In my years in Washington going back to my first positions in the JFK administration, I have worked for both a liberal Democratic congressman and a liberal Democratic senator. But today I am much more closely aligned with the diminishing number of Democrats who are considered centrists of the Joe Lieberman and “Scoop” Jackson variety.

Unfortunately, the loudest voices now in the Democratic Party belong to the Michael Moores, Dennis Kuciniches, and the Moveon.org “progressive” types who are enamored with Obama.

When Lieberman, now a self-described Independent Democrat, endorsed McCain for president, Lieberman asserted: “I have worked with Sen. McCain on just about every national security issue over the past 20 years… I have seen Sen. McCain time and time again rise above the negativism and pettiness of our politics to get things done for the country he loves so much.”

This evaluation resonates with me and contrasts starkly with the shallow background and thin resume of McCain’s opponent. Obama’s boosters credit him with transcending race – and by extrapolation everything else, including divisions of region, class, party, generation and ideology. However, his very lean record in the Senate to date indicates none of this.

Aside from winning elections and writing two books about himself, what accomplishments can Obama point to?

Comparisons between Obama and the young and charismatic John F. Kennedy also come up short. Actually, it is McCain, not Obama, who, like Kennedy, was commissioned as a naval officer, awarded the Purple Heart and decorated for helping his comrades.

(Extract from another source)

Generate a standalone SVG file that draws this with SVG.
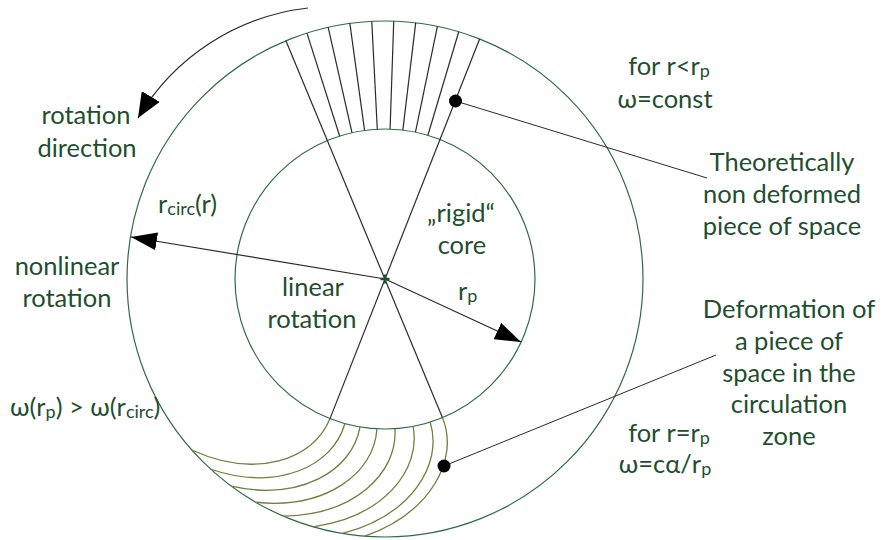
<svg xmlns="http://www.w3.org/2000/svg" xmlns:xlink="http://www.w3.org/1999/xlink" width="888" height="540" viewBox="0 0 888 540">
<style>
.circ{fill:none;stroke:#2f6a4a;stroke-width:1.2}
.ln{stroke:#2a2a2a;stroke-width:1.2;fill:none}
.sp{fill:none;stroke:#6f7f3c;stroke-width:1.3}
.t{font-family:Lato,"Liberation Sans",sans-serif;font-size:25.5px;fill:#1f4f2f;text-anchor:middle}
.s{font-size:18px}
</style>
<defs>
<marker id="ah" viewBox="0 0 26 18" refX="26" refY="9" markerWidth="26" markerHeight="18" markerUnits="userSpaceOnUse" orient="auto">
<path d="M0,0 L26,9 L0,18 z" fill="#000"/>
</marker>
<marker id="ah2" viewBox="0 0 25 21" refX="25" refY="10.5" markerWidth="25" markerHeight="21" markerUnits="userSpaceOnUse" orient="auto">
<path d="M0,0 L25,10.5 L0,21 z" fill="#000"/>
</marker>
<path id="spiral" d="M385,429 C385,474 337.8,512.6 267.9,508.9"/>
<line id="fan" x1="385" y1="129" x2="385" y2="21"/>
</defs>
<g id="circles">
<circle class="circ" cx="385" cy="279" r="258"/>
<circle class="circ" cx="385" cy="279" r="150"/>
</g>
<g id="top-fan" class="ln">
<use xlink:href="#fan" transform="rotate(-17.61 385 279)"/>
<use xlink:href="#fan" transform="rotate(-12.72 385 279)"/>
<use xlink:href="#fan" transform="rotate(-7.83 385 279)"/>
<use xlink:href="#fan" transform="rotate(-2.94 385 279)"/>
<use xlink:href="#fan" transform="rotate(1.94 385 279)"/>
<use xlink:href="#fan" transform="rotate(6.83 385 279)"/>
<use xlink:href="#fan" transform="rotate(11.72 385 279)"/>
<use xlink:href="#fan" transform="rotate(16.61 385 279)"/>
</g>
<g id="bottom-spiral" class="sp">
<use xlink:href="#spiral" transform="rotate(21.5 385 279)"/>
<use xlink:href="#spiral" transform="rotate(15.5 385 279)"/>
<use xlink:href="#spiral" transform="rotate(9.6 385 279)"/>
<use xlink:href="#spiral" transform="rotate(3.1 385 279)"/>
<use xlink:href="#spiral" transform="rotate(-3.8 385 279)"/>
<use xlink:href="#spiral" transform="rotate(-10.8 385 279)"/>
<use xlink:href="#spiral" transform="rotate(-17.5 385 279)"/>
<use xlink:href="#spiral" transform="rotate(-22.5 385 279)"/>
</g>
<g id="connectors" class="ln">
<line x1="285.8" y1="40.6" x2="442.4" y2="417.6"/>
<line x1="479.6" y1="39" x2="330" y2="418.6"/>
<line x1="385" y1="279" x2="131" y2="237" marker-end="url(#ah)"/>
<line x1="385" y1="279" x2="521" y2="342" marker-end="url(#ah)"/>
<path d="M308,8 A228,228 0 0 0 138,118" marker-end="url(#ah2)"/>
<line x1="455.5" y1="101" x2="707" y2="178" stroke-width="1"/>
<line x1="444" y1="466" x2="716" y2="355" stroke-width="1"/>
</g>
<g id="markers">
<circle cx="455.5" cy="101" r="6.5" fill="#000"/>
<circle cx="444" cy="466" r="6.5" fill="#000"/>
<path d="M380.5,279 H389.5 M385,274.5 V283.5" stroke="#1f4f2f" stroke-width="2.5"/>
</g>
<g id="labels">
<text class="t" x="86" y="124">rotation</text>
<text class="t" x="87" y="157">direction</text>
<text class="t" x="158" y="213" style="text-anchor:start">r<tspan class="s" dy="2">circ</tspan><tspan dy="-2">(r)</tspan></text>
<text class="t" x="67" y="275">nonlinear</text>
<text class="t" x="67" y="307">rotation</text>
<text class="t" x="313" y="296">linear</text>
<text class="t" x="312" y="328">rotation</text>
<text class="t" x="461" y="222">„rigid“</text>
<text class="t" x="462" y="254">core</text>
<text class="t" x="458" y="300" style="text-anchor:start">r<tspan class="s" dy="2">p</tspan></text>
<text class="t" x="669" y="75">for r&lt;r<tspan class="s" dy="2">p</tspan></text>
<text class="t" x="665" y="108">ω=const</text>
<text class="t" x="782" y="171">Theoretically</text>
<text class="t" x="782" y="203">non deformed</text>
<text class="t" x="782" y="235">piece of space</text>
<text class="t" x="789" y="318">Deformation of</text>
<text class="t" x="789" y="350">a piece of</text>
<text class="t" x="789" y="382">space in the</text>
<text class="t" x="789" y="413">circulation</text>
<text class="t" x="789" y="445">zone</text>
<text class="t" x="669" y="442">for r=r<tspan class="s" dy="2">p</tspan></text>
<text class="t" x="665" y="473">ω=cα/r<tspan class="s" dy="2">p</tspan></text>
<text class="t" x="10" y="416" style="text-anchor:start">ω(r<tspan class="s" dy="2">p</tspan><tspan dy="-2">) &gt; ω(r</tspan><tspan class="s" dy="2">circ</tspan><tspan dy="-2">)</tspan></text>
</g>
</svg>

And McCain, much like JFK, has pledged to fight for freedom around the world, not to retreat from our enemies. This credo is certainly what we need more than meaningless slogans like “Change we can believe in” and “We are the ones we’ve been waiting for.”

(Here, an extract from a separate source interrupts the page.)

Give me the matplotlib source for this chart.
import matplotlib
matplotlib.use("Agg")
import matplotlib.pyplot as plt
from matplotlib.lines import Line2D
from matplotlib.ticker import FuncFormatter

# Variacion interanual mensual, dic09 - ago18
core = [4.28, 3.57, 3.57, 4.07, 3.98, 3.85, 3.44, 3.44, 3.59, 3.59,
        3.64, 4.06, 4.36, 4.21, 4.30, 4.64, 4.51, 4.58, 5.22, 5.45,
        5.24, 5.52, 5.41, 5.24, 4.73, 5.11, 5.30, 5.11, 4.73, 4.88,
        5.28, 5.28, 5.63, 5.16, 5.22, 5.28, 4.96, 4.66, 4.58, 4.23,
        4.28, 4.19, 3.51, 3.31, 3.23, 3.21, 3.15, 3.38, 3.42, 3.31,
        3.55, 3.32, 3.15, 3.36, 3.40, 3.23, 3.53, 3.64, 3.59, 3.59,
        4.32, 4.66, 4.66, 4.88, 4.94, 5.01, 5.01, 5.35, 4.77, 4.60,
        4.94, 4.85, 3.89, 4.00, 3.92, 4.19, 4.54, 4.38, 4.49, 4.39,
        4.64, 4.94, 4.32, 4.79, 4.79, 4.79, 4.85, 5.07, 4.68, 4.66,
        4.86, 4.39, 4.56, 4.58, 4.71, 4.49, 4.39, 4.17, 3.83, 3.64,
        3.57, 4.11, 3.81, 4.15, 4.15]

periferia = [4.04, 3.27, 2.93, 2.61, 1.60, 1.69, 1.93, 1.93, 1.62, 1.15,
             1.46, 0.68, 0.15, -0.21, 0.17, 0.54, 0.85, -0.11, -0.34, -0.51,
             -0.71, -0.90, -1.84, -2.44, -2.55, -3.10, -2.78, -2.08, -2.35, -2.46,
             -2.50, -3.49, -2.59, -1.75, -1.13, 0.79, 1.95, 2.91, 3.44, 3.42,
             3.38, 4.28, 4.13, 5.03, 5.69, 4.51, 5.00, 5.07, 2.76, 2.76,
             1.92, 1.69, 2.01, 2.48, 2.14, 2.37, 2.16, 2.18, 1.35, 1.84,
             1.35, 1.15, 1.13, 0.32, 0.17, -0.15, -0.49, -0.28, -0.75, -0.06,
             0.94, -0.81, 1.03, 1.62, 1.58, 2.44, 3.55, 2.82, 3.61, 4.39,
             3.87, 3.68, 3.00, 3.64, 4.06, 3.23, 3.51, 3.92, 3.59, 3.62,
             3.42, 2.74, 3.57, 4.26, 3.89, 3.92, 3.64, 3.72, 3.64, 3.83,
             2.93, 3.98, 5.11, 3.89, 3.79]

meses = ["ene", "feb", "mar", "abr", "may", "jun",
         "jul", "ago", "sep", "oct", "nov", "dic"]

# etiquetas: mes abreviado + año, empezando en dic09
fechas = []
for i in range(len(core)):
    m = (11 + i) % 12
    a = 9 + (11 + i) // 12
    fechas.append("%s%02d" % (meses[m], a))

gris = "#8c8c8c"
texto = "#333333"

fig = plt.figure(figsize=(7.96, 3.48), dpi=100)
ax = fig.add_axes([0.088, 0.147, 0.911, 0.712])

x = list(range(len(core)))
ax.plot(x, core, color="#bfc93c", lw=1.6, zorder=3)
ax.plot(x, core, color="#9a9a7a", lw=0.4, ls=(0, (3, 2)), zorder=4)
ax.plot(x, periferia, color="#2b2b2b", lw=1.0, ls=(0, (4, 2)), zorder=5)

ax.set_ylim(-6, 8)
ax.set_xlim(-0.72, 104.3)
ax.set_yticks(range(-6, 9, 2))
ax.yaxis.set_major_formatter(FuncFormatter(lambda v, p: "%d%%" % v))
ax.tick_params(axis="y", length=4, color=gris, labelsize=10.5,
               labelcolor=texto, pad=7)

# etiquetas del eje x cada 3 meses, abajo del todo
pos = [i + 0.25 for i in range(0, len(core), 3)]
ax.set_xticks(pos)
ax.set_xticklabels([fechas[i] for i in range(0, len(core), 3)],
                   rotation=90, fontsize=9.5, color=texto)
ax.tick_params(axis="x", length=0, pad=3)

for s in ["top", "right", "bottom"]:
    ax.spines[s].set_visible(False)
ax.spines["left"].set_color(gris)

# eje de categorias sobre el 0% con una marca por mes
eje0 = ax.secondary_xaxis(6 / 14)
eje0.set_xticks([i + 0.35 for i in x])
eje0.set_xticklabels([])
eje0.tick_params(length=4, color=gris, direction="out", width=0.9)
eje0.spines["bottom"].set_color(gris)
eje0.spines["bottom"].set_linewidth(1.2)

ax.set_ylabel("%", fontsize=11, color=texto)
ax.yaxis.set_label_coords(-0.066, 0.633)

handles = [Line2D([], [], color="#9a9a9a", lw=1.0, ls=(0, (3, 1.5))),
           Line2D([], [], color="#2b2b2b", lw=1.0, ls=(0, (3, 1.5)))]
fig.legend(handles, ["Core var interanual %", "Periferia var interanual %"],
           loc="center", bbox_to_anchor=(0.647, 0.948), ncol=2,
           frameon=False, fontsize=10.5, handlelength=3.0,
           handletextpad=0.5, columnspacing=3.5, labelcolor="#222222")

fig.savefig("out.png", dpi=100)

Many in Congress have fine Israel-related voting records. Obama, in his very brief career, is among them. But some of these same legislators also appear reluctant to confront the growing menace of Islamofacism and the threat it presents to America’s vital interests in the Middle East and to Israel’s survival.

Only one presidential candidate repeatedly states that “the transcendent challenge we face today is the menace of Islamic extremism.” McCain asserts this frequently to all kinds of audiences, and at all times. McCain offers a clear choice to voters on Nov. 4, as he acknowledges the grim reality of today’s world.

One can respect Obama for his ambition, his meteoric rise and his rhetorical skills. But his equivocation on issues like Jerusalem, public campaign financing and the success of the surge in Iraq are disturbing, as is his approach to dealing with Iran’s Ahmadinejad. When not scripted, he has spoken of the “legitimate claims” of Hezbollah and Hamas.

Also worrisome is his ultra-liberal voting record in the short time he has served in the Senate – a record that does not fit with someone who claims to be a “unifier.” A unifier might be expected to come from the middle of a party, the place that gave us the constructive and bipartisan Senate Gang of 14, which forged a compromise on judicial appointments. Obama was nowhere to be seen in that group; McCain was a lead member. And it is McCain, not Obama, who has pledged to appoint members of both parties to his presidential cabinet.

Another primary concern is Obama’s meager national security record.

Instead of arriving at well-established positions through years of intensive deliberation and consideration, he will have to rely more heavily on a group of advisers – some 300 by his own count. Given both the backgrounds of several of the more prominent people who have counseled him to date and the endorsements he has received from an infamous list of Israel bashers, this is surely not a promising sign.

One speech to AIPAC cannot make up for off-the-cuff remarks that raise serious questions.

If one believes we live in a very dangerous world with unprecedented challenges, the choice for voters should be an easy one. On that fabled Day One, Iran, Iraq, Russia, North Korea, Afghanistan, China, global terrorism, Middle East oil and, almost incidentally, the Israeli-Palestinian conflict will be at the top of the new president’s agenda.

Given the two candidates’ records, experience, and core values, this choice for Jewish Americans should not be a difficult one: John McCain for president.

(Morris J. Amitay, a Washington attorney, is a former executive director of AIPAC and founder of the pro-Israel Washington PAC.)